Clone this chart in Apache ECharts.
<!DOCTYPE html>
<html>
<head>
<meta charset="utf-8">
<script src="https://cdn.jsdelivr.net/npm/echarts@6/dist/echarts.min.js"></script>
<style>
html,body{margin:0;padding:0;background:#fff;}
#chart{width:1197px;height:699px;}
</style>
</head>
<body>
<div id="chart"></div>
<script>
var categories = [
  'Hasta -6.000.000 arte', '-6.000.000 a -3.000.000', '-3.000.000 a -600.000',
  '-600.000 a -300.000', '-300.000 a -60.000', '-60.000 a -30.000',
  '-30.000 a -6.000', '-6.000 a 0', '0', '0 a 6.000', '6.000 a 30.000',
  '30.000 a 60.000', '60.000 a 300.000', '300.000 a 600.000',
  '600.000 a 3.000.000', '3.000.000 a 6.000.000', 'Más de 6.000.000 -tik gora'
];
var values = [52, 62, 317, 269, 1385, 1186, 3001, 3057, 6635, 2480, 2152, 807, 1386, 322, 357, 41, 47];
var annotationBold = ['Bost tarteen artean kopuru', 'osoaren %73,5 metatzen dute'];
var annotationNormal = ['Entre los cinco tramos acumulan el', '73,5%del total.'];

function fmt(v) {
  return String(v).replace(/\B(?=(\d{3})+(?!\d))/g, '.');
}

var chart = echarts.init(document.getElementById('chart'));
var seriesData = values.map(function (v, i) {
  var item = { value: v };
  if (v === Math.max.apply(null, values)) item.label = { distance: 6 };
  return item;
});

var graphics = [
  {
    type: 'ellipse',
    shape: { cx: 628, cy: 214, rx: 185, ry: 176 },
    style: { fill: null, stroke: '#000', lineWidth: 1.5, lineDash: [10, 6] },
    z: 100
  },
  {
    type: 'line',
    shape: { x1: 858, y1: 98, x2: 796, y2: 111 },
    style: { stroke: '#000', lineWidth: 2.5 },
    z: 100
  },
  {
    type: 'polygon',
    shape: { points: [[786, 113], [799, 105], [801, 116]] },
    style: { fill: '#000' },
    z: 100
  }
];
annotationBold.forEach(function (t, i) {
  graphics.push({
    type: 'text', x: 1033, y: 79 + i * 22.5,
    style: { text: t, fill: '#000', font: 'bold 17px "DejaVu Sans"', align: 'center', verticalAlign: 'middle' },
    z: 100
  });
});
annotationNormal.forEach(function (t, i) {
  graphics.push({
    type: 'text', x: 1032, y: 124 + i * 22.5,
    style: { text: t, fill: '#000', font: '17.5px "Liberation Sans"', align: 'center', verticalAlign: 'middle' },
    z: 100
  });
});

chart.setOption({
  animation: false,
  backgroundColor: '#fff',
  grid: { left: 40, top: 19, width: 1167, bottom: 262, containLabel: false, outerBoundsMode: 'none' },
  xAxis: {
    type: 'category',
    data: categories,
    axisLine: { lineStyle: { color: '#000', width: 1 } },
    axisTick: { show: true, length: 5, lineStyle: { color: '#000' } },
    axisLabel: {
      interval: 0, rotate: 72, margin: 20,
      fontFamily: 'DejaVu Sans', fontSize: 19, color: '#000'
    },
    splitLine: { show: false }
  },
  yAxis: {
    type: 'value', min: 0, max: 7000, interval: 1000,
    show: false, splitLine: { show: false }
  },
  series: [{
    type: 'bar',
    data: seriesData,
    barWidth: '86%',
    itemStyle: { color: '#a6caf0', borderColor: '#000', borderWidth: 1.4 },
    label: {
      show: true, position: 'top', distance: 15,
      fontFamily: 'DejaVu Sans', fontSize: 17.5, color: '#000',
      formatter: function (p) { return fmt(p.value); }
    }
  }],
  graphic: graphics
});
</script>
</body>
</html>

● ● ● ● ●

Given problem =
Every line of the material must be returned exactly as it appears.

Reply to the task =
Clone this chart in Apache ECharts.
<!DOCTYPE html>
<html>
<head>
<meta charset="utf-8">
<script src="https://cdn.jsdelivr.net/npm/echarts@6/dist/echarts.min.js"></script>
<style>
html,body{margin:0;padding:0;background:#fff;}
#chart{width:1197px;height:699px;}
</style>
</head>
<body>
<div id="chart"></div>
<script>
var categories = [
  'Hasta -6.000.000 arte', '-6.000.000 a -3.000.000', '-3.000.000 a -600.000',
  '-600.000 a -300.000', '-300.000 a -60.000', '-60.000 a -30.000',
  '-30.000 a -6.000', '-6.000 a 0', '0', '0 a 6.000', '6.000 a 30.000',
  '30.000 a 60.000', '60.000 a 300.000', '300.000 a 600.000',
  '600.000 a 3.000.000', '3.000.000 a 6.000.000', 'Más de 6.000.000 -tik gora'
];
var values = [52, 62, 317, 269, 1385, 1186, 3001, 3057, 6635, 2480, 2152, 807, 1386, 322, 357, 41, 47];
var annotationBold = ['Bost tarteen artean kopuru', 'osoaren %73,5 metatzen dute'];
var annotationNormal = ['Entre los cinco tramos acumulan el', '73,5%del total.'];

function fmt(v) {
  return String(v).replace(/\B(?=(\d{3})+(?!\d))/g, '.');
}

var chart = echarts.init(document.getElementById('chart'));
var seriesData = values.map(function (v, i) {
  var item = { value: v };
  if (v === Math.max.apply(null, values)) item.label = { distance: 6 };
  return item;
});

var graphics = [
  {
    type: 'ellipse',
    shape: { cx: 628, cy: 214, rx: 185, ry: 176 },
    style: { fill: null, stroke: '#000', lineWidth: 1.5, lineDash: [10, 6] },
    z: 100
  },
  {
    type: 'line',
    shape: { x1: 858, y1: 98, x2: 796, y2: 111 },
    style: { stroke: '#000', lineWidth: 2.5 },
    z: 100
  },
  {
    type: 'polygon',
    shape: { points: [[786, 113], [799, 105], [801, 116]] },
    style: { fill: '#000' },
    z: 100
  }
];
annotationBold.forEach(function (t, i) {
  graphics.push({
    type: 'text', x: 1033, y: 79 + i * 22.5,
    style: { text: t, fill: '#000', font: 'bold 17px "DejaVu Sans"', align: 'center', verticalAlign: 'middle' },
    z: 100
  });
});
annotationNormal.forEach(function (t, i) {
  graphics.push({
    type: 'text', x: 1032, y: 124 + i * 22.5,
    style: { text: t, fill: '#000', font: '17.5px "Liberation Sans"', align: 'center', verticalAlign: 'middle' },
    z: 100
  });
});

chart.setOption({
  animation: false,
  backgroundColor: '#fff',
  grid: { left: 40, top: 19, width: 1167, bottom: 262, containLabel: false, outerBoundsMode: 'none' },
  xAxis: {
    type: 'category',
    data: categories,
    axisLine: { lineStyle: { color: '#000', width: 1 } },
    axisTick: { show: true, length: 5, lineStyle: { color: '#000' } },
    axisLabel: {
      interval: 0, rotate: 72, margin: 20,
      fontFamily: 'DejaVu Sans', fontSize: 19, color: '#000'
    },
    splitLine: { show: false }
  },
  yAxis: {
    type: 'value', min: 0, max: 7000, interval: 1000,
    show: false, splitLine: { show: false }
  },
  series: [{
    type: 'bar',
    data: seriesData,
    barWidth: '86%',
    itemStyle: { color: '#a6caf0', borderColor: '#000', borderWidth: 1.4 },
    label: {
      show: true, position: 'top', distance: 15,
      fontFamily: 'DejaVu Sans', fontSize: 17.5, color: '#000',
      formatter: function (p) { return fmt(p.value); }
    }
  }],
  graphic: graphics
});
</script>
</body>
</html>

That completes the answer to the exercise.